Top 5 reasons people freelance

Source: Freelancing in America: 2017, Upwork

A Freelancing in America survey shows:

  • 63% freelance by choice, up from 53% in 2014
  • More than half wouldn’t take a traditional job, no matter how much money they were offered
  • 63% believe having multiple clients provides more security than having one employer

Let’s take a closer look at why people freelance:

I want to do work that matters
Freedom includes satisfying their desire for more purpose-driven work. Nearly seven out of 10 say they freelance so that they can choose projects they feel passionate about or find meaningful. “Freelancing is the future of work because it gives people the freedom to work on their own terms,” says Usama Riaz, a freelance web and mobile developer. “Because of sites like Upwork, my business is thriving. And I get to work on things that deeply interest me.”

I create my own opportunities
Melody Richmond owns Richmond Concept, a remote creative agency. She started a remote agency to maintain a more balanced life. “Living in Flint, MI, job opportunities are limited,” says Richmond. “With two school-age children at home, moving or commuting multiple hours into Detroit isn’t an option. [Freelancing] gives me the ability to spend time with my family while allowing me the freedom to choose the projects I work on. With Upwork, location is a thing of the past.”

I want to work to feel satisfying and rewarding
Kat Campise, PhD, is a freelance data scientist who specializes in machine learning and artificial intelligence. She is also highly creative and found that the structure of traditional jobs limited her freedom to innovate. Freelancing enables Campise to work on her own terms and choose projects she enjoys.

Learn more about Kat Campise, PhD:

I want to build my own business
Some people want to use their skills to create something larger than a successful career; they want a successful business. “I love the unlimited possibility of freelancing: the challenge of creating your own business, the excitement of constantly working on new projects, the never-ending need to improve,” says freelance copywriter Alex Portera.

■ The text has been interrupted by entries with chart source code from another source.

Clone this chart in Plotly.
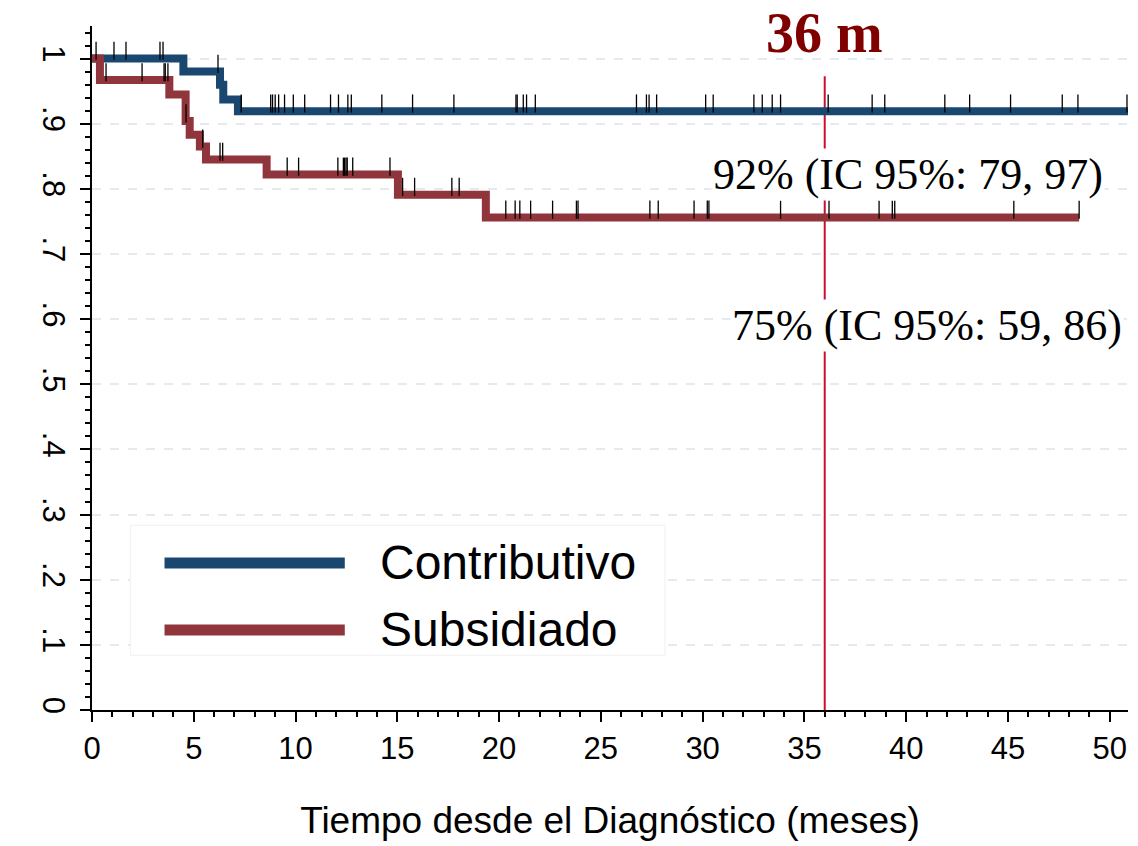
import plotly.graph_objects as go

# Kaplan-Meier step data
blue_t = [0, 4.49, 6.29, 6.45, 7.17, 50.9]
blue_s = [1.0, 0.98, 0.96, 0.937, 0.919, 0.919]
red_t = [0, 0.39, 3.8, 4.6, 4.8, 5.3, 5.6, 8.58, 15.03, 19.35, 48.5]
red_s = [1.0, 0.967, 0.945, 0.904, 0.883, 0.865, 0.845, 0.822, 0.791, 0.756, 0.756]

blue_cens = [1.08, 1.67, 3.34, 3.49, 6.19, 7.33, 8.78, 8.87, 9.0, 9.17, 9.46, 9.89, 10.45, 11.72, 12.11,
             12.57, 12.74, 14.24, 15.75, 17.78, 20.83, 20.89, 21.19, 21.35, 21.78, 26.75, 27.24, 27.37,
             27.74, 30.15, 30.52, 32.52, 32.93, 33.42, 33.83, 36.17, 38.33, 38.95, 41.9, 43.12, 45.13,
             47.67, 48.44, 50.85]
red_cens = [0.2, 0.69, 2.46, 3.54, 3.6, 3.73, 4.62, 5.44, 6.29, 6.42, 9.59, 10.15, 12.08, 12.35, 12.41,
            12.48, 12.54, 12.81, 14.64, 15.26, 15.85, 17.68, 18.04, 20.33, 20.79, 21.02, 21.55, 22.63,
            23.8, 23.88, 27.41, 27.82, 29.58, 30.23, 30.31, 33.83, 36.21, 38.67, 39.32, 39.44, 45.29, 48.5]
y_ticks = [i / 10 for i in range(11)]
y_labels = ["0", ".1", ".2", ".3", ".4", ".5", ".6", ".7", ".8", ".9", "1"]

def surv_at(ts, ss, t):
    v = ss[0]
    for a, b in zip(ts, ss):
        if a <= t:
            v = b
    return v

BLUE = "#1a476f"
RED = "#90353b"
fig = go.Figure()
fig.add_trace(go.Scatter(x=blue_t, y=blue_s, mode="lines", line=dict(color=BLUE, width=8, shape="hv"), showlegend=False))
fig.add_trace(go.Scatter(x=red_t, y=red_s, mode="lines", line=dict(color=RED, width=8, shape="hv"), showlegend=False))
for cens, ts, ss in [(blue_cens, blue_t, blue_s), (red_cens, red_t, red_s)]:
    fig.add_trace(go.Scatter(x=cens, y=[surv_at(ts, ss, c) + 0.012 for c in cens], mode="markers",
                             marker=dict(symbol="line-ns", size=13, line=dict(color="black", width=1.3)),
                             showlegend=False))

fig.add_shape(type="line", x0=36, x1=36, y0=0, y1=0.973, line=dict(color="#c8102e", width=2), layer="below")
fig.add_annotation(x=36, y=1.04, text="<b>36 m</b>", showarrow=False, yanchor="middle",
                   font=dict(family="Liberation Serif", size=56, color="#800000"))
fig.add_annotation(x=49.75, y=0.822, text="92% (IC 95%: 79, 97)", showarrow=False, xanchor="right",
                   font=dict(family="Liberation Serif", size=44, color="black"), bgcolor="white")
fig.add_annotation(x=50.7, y=0.591, text="75% (IC 95%: 59, 86)", showarrow=False, xanchor="right",
                   font=dict(family="Liberation Serif", size=44, color="black"), bgcolor="white")

# legend box
fig.add_shape(type="rect", xref="paper", yref="paper", x0=0.037, x1=0.553, y0=0.08, y1=0.27,
              fillcolor="white", line=dict(color="#f0f0f0", width=1))
for yy, col, name in [(0.215, BLUE, "Contributivo"), (0.117, RED, "Subsidiado")]:
    fig.add_shape(type="line", xref="paper", yref="paper", x0=0.07, x1=0.244, y0=yy, y1=yy,
                  line=dict(color=col, width=11))
    fig.add_annotation(xref="paper", yref="paper", x=0.276, y=yy, text=name, showarrow=False, xanchor="left",
                       yanchor="middle", font=dict(family="Liberation Sans", size=48, color="black"))

fig.update_layout(
    width=1130, height=838, margin=dict(l=84, r=10, t=18, b=136, autoexpand=False),
    plot_bgcolor="white", paper_bgcolor="white",
    font=dict(family="Liberation Sans", size=31, color="black"),
    xaxis=dict(range=[0, 50.9], tickvals=list(range(0, 51, 5)), showline=True, linecolor="black", linewidth=2,
               ticks="outside", ticklen=10, tickwidth=2, tickcolor="black", showgrid=False, zeroline=False,
               automargin=False,
               minor=dict(dtick=1, ticks="outside", ticklen=5, tickcolor="black", tickwidth=1.5),
               title=dict(text="Tiempo desde el Diagnóstico (meses)", font=dict(size=37), standoff=42)),
    yaxis=dict(range=[0, 1.05], tickvals=y_ticks, ticktext=y_labels, tickangle=90, automargin=False,
               showline=True, linecolor="black", linewidth=2, ticks="outside", ticklen=10, tickwidth=2,
               tickcolor="black", zeroline=False, showgrid=True, gridcolor="#e3eaf0", griddash="dash", gridwidth=1.5,
               minor=dict(dtick=0.02, ticks="outside", ticklen=5, tickcolor="black", tickwidth=1.5, showgrid=False)),
)
fig.write_html("out.html")
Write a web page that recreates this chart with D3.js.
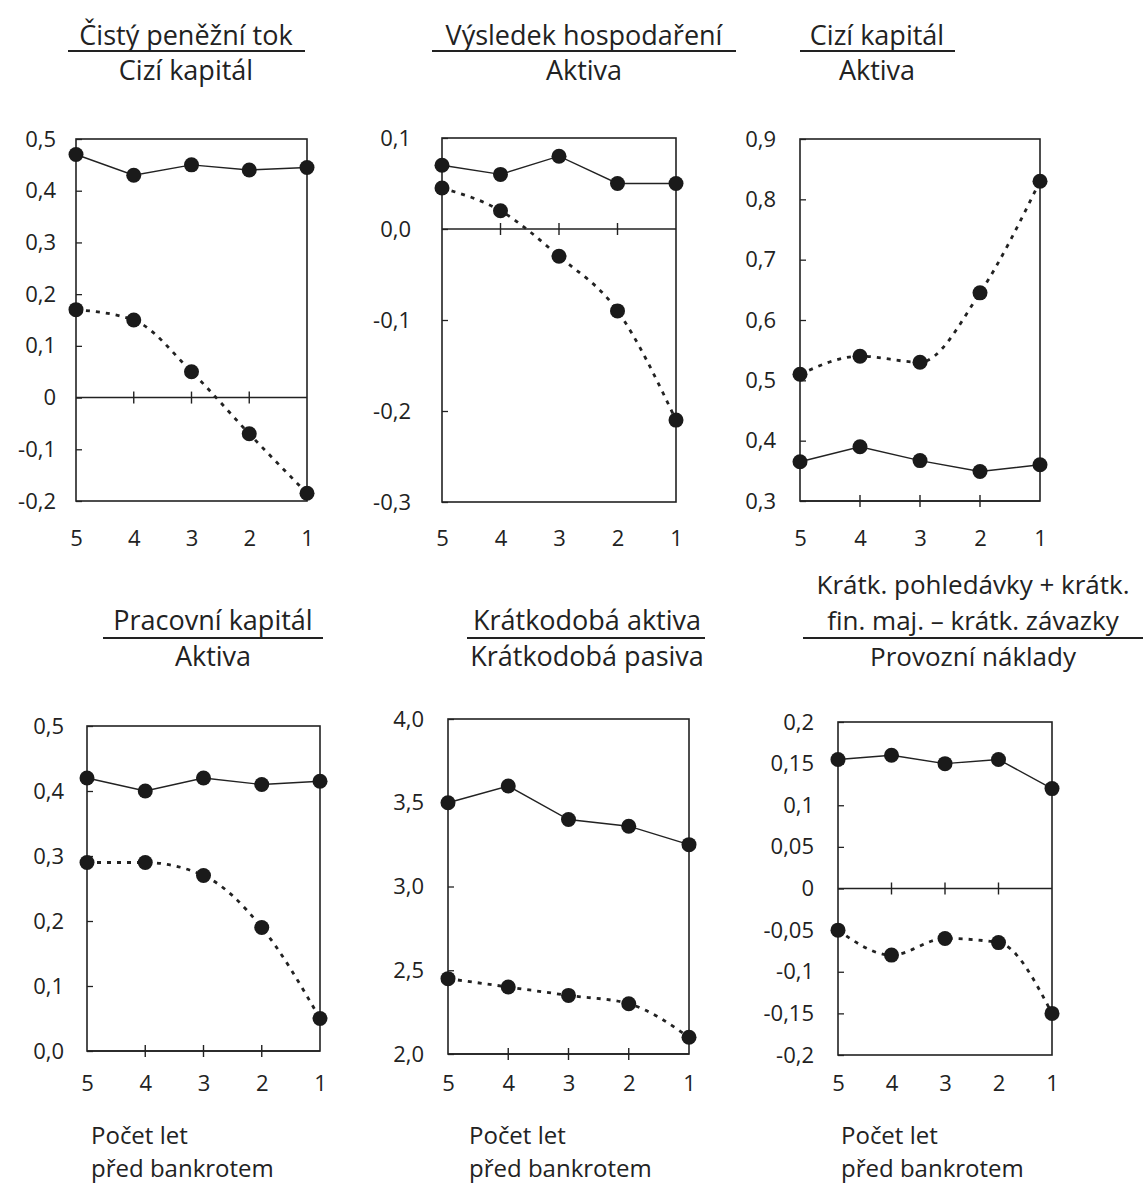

Seeing freelancers with a new lens

People may have different reasons for striking it out on their own, but at their core, they’re fueled by passion for doing what they love and for delivering high-quality work. Compared with employees, freelancers are nearly twice as likely to update their skills. That’s not to say every person a company engages will be a perfect fit, but if you follow a thorough vetting process, you’ll likely find someone who’ll impress you.